Sunday, June 17, 2012

Unbridled freedom

BACKBENCHER
Rod P. Kapunan
6/16-17/2012



Mahathir Mohammad who served as Malaysia's prime minister for 22 years stands as a maverick leader to the Western-oriented ideology called liberal democracy. He incurred the ire of the West for bluntly telling the world that their version of freedom has become their very instrument to retard democracy that often destroys the indigenous democratic values of the people. In short, Mahathir is telling us that too much freedom is incompatible to progress, just as no amount of progress is possible without it.

That was the gist of the speech he delivered on the occasion of his conferment as honorary professor by the country's premier and oldest university, the University of Santo Tomas. As usual, the controversial straight-to-the-point critic of freewheeling democracy hits the nail on the head of many who continue to look at the Western democratic model as their panacea to solving the problems of corruption and economic backwardness in their society. Mahathir said that real democracy is not all about freedom. Half of that imposes the innate responsibilities that go hand-in-hand in the exercise of freedom.

It is from this standpoint that Mahathir concludes that unbridled freedom often leads to anarchy with those who are wily enough to anticipate the outcome, taking advantage of the situation to commit graft and to abuse to the hilt their power, thus destroying the essence of democracy which they are supposed to institutionalize. It is in this context that Mahathir rejects the American brand of liberal democracy and calls it a failure for accordingly within that system is a built-in mechanism that tends to weaken, erode, and even destroy the native system of an orderly society.

Such values that antedate the Western system are often discredited as hindrance to the advancement of modern freedom that is seldom understood. Traditional moral values that for have long served as foundations for harmony and order in their societies are recklessly substituted by novel freedom which is an artificial creation of modernity. Worse, those clamoring for unrestrained freedom often invoke it as sort of indivisible right, unmindful that freedom has never been an absolute proposition. Put differently, the boundary of one's freedom ends where the boundary of one's responsibility begins. To cross beyond that penumbral political demarcation is to violate on the rights of others.

The problem however is that the liberal democratic orientation of freedom, which is often equated as synonymous to democracy, is in our tendency to value freedom instead of protecting our rights. Such is the case because we have sanctified freedom as immutable. We never even bother to look back that in our unrestrained exercise of freedom, we have only managed to push our country to the precipice of chaos. Despite our overtly gratuitous accommodation of too much freedom, coupled by an idiotic interpretation of democracy, we continue to slide backward when supposedly it was the West that advanced to us these formulas that could propel us to progress and prosperity.

We refuse to correlate the economic success of Malaysia and many of our more economically successful neighbors in Asia to their adoption of a responsible system of democracy —that the greater part of freedom is responsibility. For that, we in effect vandalized the Western system imposed on us. This is apparent by the absence of civic consciousness among our people. In fact, civic consciousness as a form of responsibility is nobler because its aim is to achieve a higher level of progress.

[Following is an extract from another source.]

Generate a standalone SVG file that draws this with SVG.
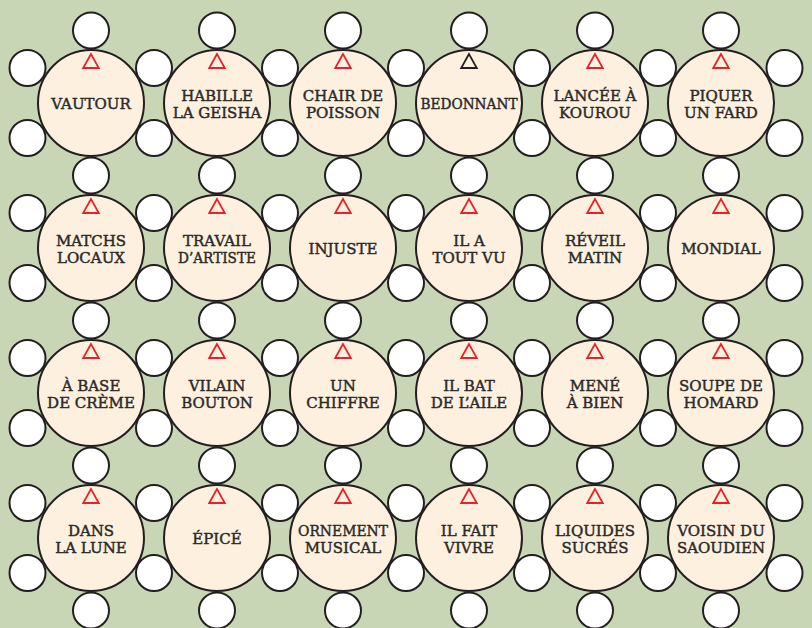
<svg xmlns="http://www.w3.org/2000/svg" width="812" height="628" viewBox="0 0 812 628">
<style>
.bg{fill:#c8d6b5}
.big{fill:#fdf0df;stroke:#231f20;stroke-width:2}
.sm{fill:#ffffff;stroke:#231f20;stroke-width:2}
.tri{fill:none;stroke:#e8212b;stroke-width:1.8;stroke-linejoin:miter}
.tri.k{stroke:#231f20}
text{font-family:"DejaVu Serif","Liberation Serif",serif;font-size:15px;fill:#2b2a29;stroke:#2b2a29;stroke-width:0.45;text-anchor:middle}
</style>
<defs>
<circle id="s" r="18" class="sm"/>
<circle id="b" r="53" class="big"/>
<path id="t" d="M0,-49 L-7.8,-35 L7.8,-35 Z"/>
</defs>
<rect class="bg" x="0" y="0" width="812" height="628"/>
<g id="cells">
<g id="cells-top">
<use href="#s" x="91" y="30.5"/><use href="#s" x="217" y="30.5"/><use href="#s" x="343" y="30.5"/><use href="#s" x="469" y="30.5"/><use href="#s" x="595" y="30.5"/><use href="#s" x="721" y="30.5"/>
<use href="#s" x="91" y="175.5"/><use href="#s" x="217" y="175.5"/><use href="#s" x="343" y="175.5"/><use href="#s" x="469" y="175.5"/><use href="#s" x="595" y="175.5"/><use href="#s" x="721" y="175.5"/>
<use href="#s" x="91" y="320.5"/><use href="#s" x="217" y="320.5"/><use href="#s" x="343" y="320.5"/><use href="#s" x="469" y="320.5"/><use href="#s" x="595" y="320.5"/><use href="#s" x="721" y="320.5"/>
<use href="#s" x="91" y="465.5"/><use href="#s" x="217" y="465.5"/><use href="#s" x="343" y="465.5"/><use href="#s" x="469" y="465.5"/><use href="#s" x="595" y="465.5"/><use href="#s" x="721" y="465.5"/>
<use href="#s" x="91" y="610.5"/><use href="#s" x="217" y="610.5"/><use href="#s" x="343" y="610.5"/><use href="#s" x="469" y="610.5"/><use href="#s" x="595" y="610.5"/><use href="#s" x="721" y="610.5"/>
</g>
<g id="cells-side">
<use href="#s" x="27.5" y="68"/><use href="#s" x="154" y="68"/><use href="#s" x="280" y="68"/><use href="#s" x="406" y="68"/><use href="#s" x="532" y="68"/><use href="#s" x="658" y="68"/><use href="#s" x="784.5" y="68"/>
<use href="#s" x="27.5" y="138"/><use href="#s" x="154" y="138"/><use href="#s" x="280" y="138"/><use href="#s" x="406" y="138"/><use href="#s" x="532" y="138"/><use href="#s" x="658" y="138"/><use href="#s" x="784.5" y="138"/>
<use href="#s" x="27.5" y="213"/><use href="#s" x="154" y="213"/><use href="#s" x="280" y="213"/><use href="#s" x="406" y="213"/><use href="#s" x="532" y="213"/><use href="#s" x="658" y="213"/><use href="#s" x="784.5" y="213"/>
<use href="#s" x="27.5" y="283"/><use href="#s" x="154" y="283"/><use href="#s" x="280" y="283"/><use href="#s" x="406" y="283"/><use href="#s" x="532" y="283"/><use href="#s" x="658" y="283"/><use href="#s" x="784.5" y="283"/>
<use href="#s" x="27.5" y="358"/><use href="#s" x="154" y="358"/><use href="#s" x="280" y="358"/><use href="#s" x="406" y="358"/><use href="#s" x="532" y="358"/><use href="#s" x="658" y="358"/><use href="#s" x="784.5" y="358"/>
<use href="#s" x="27.5" y="428"/><use href="#s" x="154" y="428"/><use href="#s" x="280" y="428"/><use href="#s" x="406" y="428"/><use href="#s" x="532" y="428"/><use href="#s" x="658" y="428"/><use href="#s" x="784.5" y="428"/>
<use href="#s" x="27.5" y="503"/><use href="#s" x="154" y="503"/><use href="#s" x="280" y="503"/><use href="#s" x="406" y="503"/><use href="#s" x="532" y="503"/><use href="#s" x="658" y="503"/><use href="#s" x="784.5" y="503"/>
<use href="#s" x="27.5" y="573"/><use href="#s" x="154" y="573"/><use href="#s" x="280" y="573"/><use href="#s" x="406" y="573"/><use href="#s" x="532" y="573"/><use href="#s" x="658" y="573"/><use href="#s" x="784.5" y="573"/>
</g>
</g>
<!-- row 1 -->
<g id="n-vautour" transform="translate(91,103)"><use href="#b"/><use href="#t" class="tri"/><text y="6">VAUTOUR</text></g>
<g id="n-habille" transform="translate(217,103)"><use href="#b"/><use href="#t" class="tri"/><text y="-2.5">HABILLE</text><text y="15.3">LA GEISHA</text></g>
<g id="n-chair" transform="translate(343,103)"><use href="#b"/><use href="#t" class="tri"/><text y="-2.5">CHAIR DE</text><text y="15.3">POISSON</text></g>
<g id="n-bedonnant" transform="translate(469,103)"><use href="#b"/><use href="#t" class="tri k"/><text y="6" textLength="97" lengthAdjust="spacingAndGlyphs">BEDONNANT</text></g>
<g id="n-lancee" transform="translate(595,103)"><use href="#b"/><use href="#t" class="tri"/><text y="-2.5">LANCÉE À</text><text y="15.3">KOUROU</text></g>
<g id="n-piquer" transform="translate(721,103)"><use href="#b"/><use href="#t" class="tri"/><text y="-2.5">PIQUER</text><text y="15.3">UN FARD</text></g>
<!-- row 2 -->
<g id="n-matchs" transform="translate(91,248)"><use href="#b"/><use href="#t" class="tri"/><text y="-2.5">MATCHS</text><text y="15.3">LOCAUX</text></g>
<g id="n-travail" transform="translate(217,248)"><use href="#b"/><use href="#t" class="tri"/><text y="-2.5">TRAVAIL</text><text y="15.3" textLength="78" lengthAdjust="spacingAndGlyphs">D’ARTISTE</text></g>
<g id="n-injuste" transform="translate(343,248)"><use href="#b"/><use href="#t" class="tri"/><text y="6">INJUSTE</text></g>
<g id="n-ilatoutvu" transform="translate(469,248)"><use href="#b"/><use href="#t" class="tri"/><text y="-2.5">IL A</text><text y="15.3">TOUT VU</text></g>
<g id="n-reveil" transform="translate(595,248)"><use href="#b"/><use href="#t" class="tri"/><text y="-2.5">RÉVEIL</text><text y="15.3">MATIN</text></g>
<g id="n-mondial" transform="translate(721,248)"><use href="#b"/><use href="#t" class="tri"/><text y="6">MONDIAL</text></g>
<!-- row 3 -->
<g id="n-abase" transform="translate(91,393)"><use href="#b"/><use href="#t" class="tri"/><text y="-2.5">À BASE</text><text y="15.3">DE CRÈME</text></g>
<g id="n-vilain" transform="translate(217,393)"><use href="#b"/><use href="#t" class="tri"/><text y="-2.5">VILAIN</text><text y="15.3">BOUTON</text></g>
<g id="n-unchiffre" transform="translate(343,393)"><use href="#b"/><use href="#t" class="tri"/><text y="-2.5">UN</text><text y="15.3">CHIFFRE</text></g>
<g id="n-ilbat" transform="translate(469,393)"><use href="#b"/><use href="#t" class="tri"/><text y="-2.5">IL BAT</text><text y="15.3">DE L’AILE</text></g>
<g id="n-mene" transform="translate(595,393)"><use href="#b"/><use href="#t" class="tri"/><text y="-2.5">MENÉ</text><text y="15.3">À BIEN</text></g>
<g id="n-soupe" transform="translate(721,393)"><use href="#b"/><use href="#t" class="tri"/><text y="-2.5">SOUPE DE</text><text y="15.3">HOMARD</text></g>
<!-- row 4 -->
<g id="n-dans" transform="translate(91,538)"><use href="#b"/><use href="#t" class="tri"/><text y="-2.5">DANS</text><text y="15.3">LA LUNE</text></g>
<g id="n-epice" transform="translate(217,538)"><use href="#b"/><use href="#t" class="tri"/><text y="6">ÉPICÉ</text></g>
<g id="n-ornement" transform="translate(343,538)"><use href="#b"/><use href="#t" class="tri"/><text y="-2.5" textLength="90" lengthAdjust="spacingAndGlyphs">ORNEMENT</text><text y="15.3">MUSICAL</text></g>
<g id="n-ilfait" transform="translate(469,538)"><use href="#b"/><use href="#t" class="tri"/><text y="-2.5">IL FAIT</text><text y="15.3">VIVRE</text></g>
<g id="n-liquides" transform="translate(595,538)"><use href="#b"/><use href="#t" class="tri"/><text y="-2.5">LIQUIDES</text><text y="15.3">SUCRÉS</text></g>
<g id="n-voisin" transform="translate(721,538)"><use href="#b"/><use href="#t" class="tri"/><text y="-2.5">VOISIN DU</text><text y="15.3">SAOUDIEN</text></g>
</svg>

Freedom, for whatever one would say of it, is always selfish and individualistic. As Mahathir rightly noted, our observance of absolute freedom is to propagate anarchy in our society. It is on this score why the theoreticians of Western liberal democracy purposely obviate the truth – that to achieve the higher goals of collective progress and prosperity would equally demand from our people their collective sacrifice and discipline. Rather, any attempt to adopt that system is instantly denounced as authoritarianism, and any leader who might set the tone to impose discipline is branded as a dictator. The West continues to proscribe this approach despite the fact that untrammeled freedom has led to the moral decadence in our society.

Mahathir and many other leaders like President Marcos have their reservations about the ideology that has netted nothing positive to our people. Many suspect that the imposition by the West of the liberal democratic system is a subtle form of subversion because countries adopting it sooner found themselves economically at the bottom of the pit, mired in graft and corruption, deep in debt, and often traumatized by violent civil disorder. The net result is the institutionalization of a very weak central government that is pliant to foreign dictation and exploitation, yet made grateful for the assistance and protection extended to it.

Thus, as the West continues to orchestrate that brand of licentious freedom, our people descend to the bareness of instinctively acting like dogs. As the cycle of failure continues, it is the West that takes out from us the advantage of anarchy, while leaving to us the disadvantage of having to engage in what we might say "political cannibalism" at its worst.